Si par exemple on demande à un modèle de génération d’images de créer une maison, sans instruction supplémentaire, il va créer une maison américaine, car la majorité des données sur lesquelles il a été entraîné sont occidentales.
Giada Pistilli
Ce constat démontre à quel point il est indispensable de tenir compte des contextes culturels et historiques lors du développement de technologies génératives.
Des enjeux éthiques à multiples facettes
Giada Pistilli souligne que les biais ne sont pas intrinsèquement négatifs. Ils relèvent en partie de la nature humaine et peuvent servir à identifier des dysfonctionnements plus profonds dans la société.
Les biais ne sont pas forcément négatifs tout le temps, puisque nous les humains, on a des biais. Surtout quand on parle par exemple de biais cognitifs.
Giada Pistilli
Néanmoins, leur impact peut devenir préoccupant lorsqu’ils viennent amplifier des stéréotypes ou influencer des décisions critiques, notamment dans le domaine de la justice ou de l’allocation des ressources.
Vers un contrôle éthique et technique plus fin
Face à ces enjeux, l’experte propose une approche plus fine, combinant contrôle technique et contrôle éthique.
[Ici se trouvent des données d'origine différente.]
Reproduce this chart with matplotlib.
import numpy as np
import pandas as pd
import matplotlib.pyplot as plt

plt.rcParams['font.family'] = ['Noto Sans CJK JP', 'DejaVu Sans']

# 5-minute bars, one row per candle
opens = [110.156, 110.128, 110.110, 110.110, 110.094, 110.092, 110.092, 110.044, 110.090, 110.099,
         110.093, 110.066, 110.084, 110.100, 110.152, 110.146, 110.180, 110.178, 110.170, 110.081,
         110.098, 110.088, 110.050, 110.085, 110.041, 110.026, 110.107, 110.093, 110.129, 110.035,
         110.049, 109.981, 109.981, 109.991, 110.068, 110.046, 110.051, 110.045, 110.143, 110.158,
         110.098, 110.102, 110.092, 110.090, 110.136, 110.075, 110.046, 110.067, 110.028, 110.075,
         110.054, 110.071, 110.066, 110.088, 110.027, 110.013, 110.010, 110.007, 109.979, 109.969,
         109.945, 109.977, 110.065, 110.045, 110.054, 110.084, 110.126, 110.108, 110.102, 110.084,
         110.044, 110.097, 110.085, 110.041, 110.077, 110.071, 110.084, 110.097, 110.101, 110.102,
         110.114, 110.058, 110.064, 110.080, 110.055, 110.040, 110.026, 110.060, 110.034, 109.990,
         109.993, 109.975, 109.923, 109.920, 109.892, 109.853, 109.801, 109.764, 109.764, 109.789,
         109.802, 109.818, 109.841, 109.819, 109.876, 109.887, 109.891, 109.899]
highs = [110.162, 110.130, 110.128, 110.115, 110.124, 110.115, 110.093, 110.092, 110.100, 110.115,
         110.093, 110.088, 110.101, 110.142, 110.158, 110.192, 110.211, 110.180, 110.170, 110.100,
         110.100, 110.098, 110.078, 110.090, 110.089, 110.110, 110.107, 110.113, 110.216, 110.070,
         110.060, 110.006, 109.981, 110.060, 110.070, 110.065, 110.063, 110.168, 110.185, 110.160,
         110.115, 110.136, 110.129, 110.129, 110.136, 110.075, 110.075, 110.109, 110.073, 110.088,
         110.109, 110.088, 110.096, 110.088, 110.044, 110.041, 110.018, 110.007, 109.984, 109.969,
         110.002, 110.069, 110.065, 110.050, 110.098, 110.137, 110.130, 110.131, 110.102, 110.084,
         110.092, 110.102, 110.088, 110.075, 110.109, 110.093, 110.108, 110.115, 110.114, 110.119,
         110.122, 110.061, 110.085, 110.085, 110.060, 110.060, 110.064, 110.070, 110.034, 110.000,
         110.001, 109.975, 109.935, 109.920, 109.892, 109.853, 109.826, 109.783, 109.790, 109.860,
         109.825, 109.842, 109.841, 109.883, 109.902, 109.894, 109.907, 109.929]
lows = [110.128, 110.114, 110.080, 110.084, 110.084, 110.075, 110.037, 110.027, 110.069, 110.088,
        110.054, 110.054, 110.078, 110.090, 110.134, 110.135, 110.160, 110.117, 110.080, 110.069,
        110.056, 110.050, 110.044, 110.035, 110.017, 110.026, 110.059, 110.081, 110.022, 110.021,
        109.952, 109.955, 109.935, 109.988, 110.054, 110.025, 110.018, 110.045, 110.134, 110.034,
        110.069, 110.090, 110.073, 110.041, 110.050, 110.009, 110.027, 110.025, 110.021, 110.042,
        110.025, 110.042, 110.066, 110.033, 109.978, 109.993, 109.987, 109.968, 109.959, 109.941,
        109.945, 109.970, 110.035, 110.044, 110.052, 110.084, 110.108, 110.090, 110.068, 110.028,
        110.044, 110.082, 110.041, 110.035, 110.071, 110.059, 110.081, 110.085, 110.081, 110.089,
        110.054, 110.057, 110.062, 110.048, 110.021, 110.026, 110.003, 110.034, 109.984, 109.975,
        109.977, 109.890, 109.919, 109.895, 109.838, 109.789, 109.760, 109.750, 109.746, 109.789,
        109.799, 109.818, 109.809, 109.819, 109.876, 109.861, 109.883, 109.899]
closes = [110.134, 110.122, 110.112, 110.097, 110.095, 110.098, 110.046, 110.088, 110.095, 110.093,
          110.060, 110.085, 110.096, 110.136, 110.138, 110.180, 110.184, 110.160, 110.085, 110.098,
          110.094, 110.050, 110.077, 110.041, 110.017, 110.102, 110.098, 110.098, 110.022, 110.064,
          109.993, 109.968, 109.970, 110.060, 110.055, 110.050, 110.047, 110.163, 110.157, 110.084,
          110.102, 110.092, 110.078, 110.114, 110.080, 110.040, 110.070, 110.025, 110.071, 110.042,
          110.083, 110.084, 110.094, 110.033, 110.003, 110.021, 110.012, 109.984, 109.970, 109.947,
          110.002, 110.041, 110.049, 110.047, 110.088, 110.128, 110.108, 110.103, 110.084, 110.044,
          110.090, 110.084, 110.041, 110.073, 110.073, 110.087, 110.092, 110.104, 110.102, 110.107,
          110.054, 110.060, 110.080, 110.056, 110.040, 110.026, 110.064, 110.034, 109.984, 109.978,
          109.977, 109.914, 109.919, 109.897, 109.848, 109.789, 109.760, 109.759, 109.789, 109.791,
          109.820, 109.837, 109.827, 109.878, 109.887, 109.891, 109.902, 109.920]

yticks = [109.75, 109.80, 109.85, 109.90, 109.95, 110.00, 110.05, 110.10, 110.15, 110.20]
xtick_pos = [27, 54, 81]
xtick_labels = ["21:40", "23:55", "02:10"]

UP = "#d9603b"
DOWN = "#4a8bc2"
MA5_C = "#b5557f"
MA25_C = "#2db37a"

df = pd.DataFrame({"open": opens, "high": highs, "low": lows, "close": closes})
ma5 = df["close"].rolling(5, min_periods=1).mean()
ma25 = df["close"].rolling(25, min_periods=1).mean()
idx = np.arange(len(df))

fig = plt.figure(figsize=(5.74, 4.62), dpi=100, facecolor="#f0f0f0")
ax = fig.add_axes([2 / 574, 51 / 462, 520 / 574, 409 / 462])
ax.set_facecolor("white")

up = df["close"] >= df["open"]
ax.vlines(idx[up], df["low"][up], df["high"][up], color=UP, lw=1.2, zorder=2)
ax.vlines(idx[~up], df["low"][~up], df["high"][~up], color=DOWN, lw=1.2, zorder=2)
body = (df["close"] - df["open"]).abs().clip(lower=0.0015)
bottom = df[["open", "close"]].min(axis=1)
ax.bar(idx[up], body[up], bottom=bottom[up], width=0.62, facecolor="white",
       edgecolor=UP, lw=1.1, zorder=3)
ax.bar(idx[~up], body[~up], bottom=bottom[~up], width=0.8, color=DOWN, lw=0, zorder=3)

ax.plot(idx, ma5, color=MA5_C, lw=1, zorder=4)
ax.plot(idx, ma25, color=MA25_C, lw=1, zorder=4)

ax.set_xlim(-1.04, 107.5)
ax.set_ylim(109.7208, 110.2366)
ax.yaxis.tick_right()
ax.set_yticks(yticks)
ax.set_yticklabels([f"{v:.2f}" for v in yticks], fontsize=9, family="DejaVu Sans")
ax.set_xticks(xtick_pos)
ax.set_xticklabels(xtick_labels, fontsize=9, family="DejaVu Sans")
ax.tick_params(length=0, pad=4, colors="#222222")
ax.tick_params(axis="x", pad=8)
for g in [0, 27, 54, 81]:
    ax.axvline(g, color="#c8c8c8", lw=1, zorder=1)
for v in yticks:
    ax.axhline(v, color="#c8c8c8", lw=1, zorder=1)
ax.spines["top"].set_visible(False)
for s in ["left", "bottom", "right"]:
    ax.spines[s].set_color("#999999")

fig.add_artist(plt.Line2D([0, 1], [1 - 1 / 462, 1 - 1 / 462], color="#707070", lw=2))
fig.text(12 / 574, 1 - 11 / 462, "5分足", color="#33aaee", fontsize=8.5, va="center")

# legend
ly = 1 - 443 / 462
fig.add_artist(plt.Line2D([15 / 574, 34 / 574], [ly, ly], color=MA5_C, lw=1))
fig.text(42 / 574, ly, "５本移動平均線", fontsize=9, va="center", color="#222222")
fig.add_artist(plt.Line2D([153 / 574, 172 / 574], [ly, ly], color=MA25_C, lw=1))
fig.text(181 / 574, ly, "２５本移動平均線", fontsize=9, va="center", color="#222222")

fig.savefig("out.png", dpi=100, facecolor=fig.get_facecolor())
Son idée : recourir à des modèles plus petits, adaptés aux contextes spécifiques de leur utilisation et à un public défini.
C'est ce que prône Thomas Wolf, co-fondateur d'Hugging Face : au lieu d'avoir un modèle qui est capable de répondre à toutes les questions, ce sont des modèles beaucoup plus petits, beaucoup plus spécialisés sur une question particulière, qu'on peut brancher les uns avec les autres [...], qui consomment aussi beaucoup moins en énergie - un élément extrêmement important.
Giada Pistilli
Un chemin vers une IA responsable
Giada Pistilli démontre que l’intelligence artificielle, bien que puissante, se heurte à des défis de taille lorsqu’il s’agit d’intégrer une pluralité de visions sociétales.
a grande question sous-jacente, c’est de dire : “ok, on ne veut pas reproduire les biais de la société, mais donc quel type de société on va reproduire ?” […] On sait très bien qu'en société, il y a déjà des problèmes sous-jacents. Ce n'est pas quelque chose d'intrinsèquement problématique dans un modèle d'IA, ça ne fait que fonctionner comme vecteur, comme amplificateur de problèmes qui existent déjà.
Giada Pistilli
Que faire en tant qu'utilisateur·rice ?
Pour finir, Giada Pistilli invite a se questionner sur les usages et la place de l'intelligence artificielle dans notre quotidien.
Énormément de gens ont peur d'exprimer leur opinion, de sembler stupide. Ils se disent : "La machine devant moi, elle est tellement plus intelligente que moi. Je suis juste un pauvre être humain, donc tout ce que me dit la machine est la vérité." Alors que pas du tout ! L'humain restera toujours plus intelligent.[...] Il faut se réapproprier le droit de ne pas l'utiliser, ce qui peut paraître banal... mais ça ne l'est pas.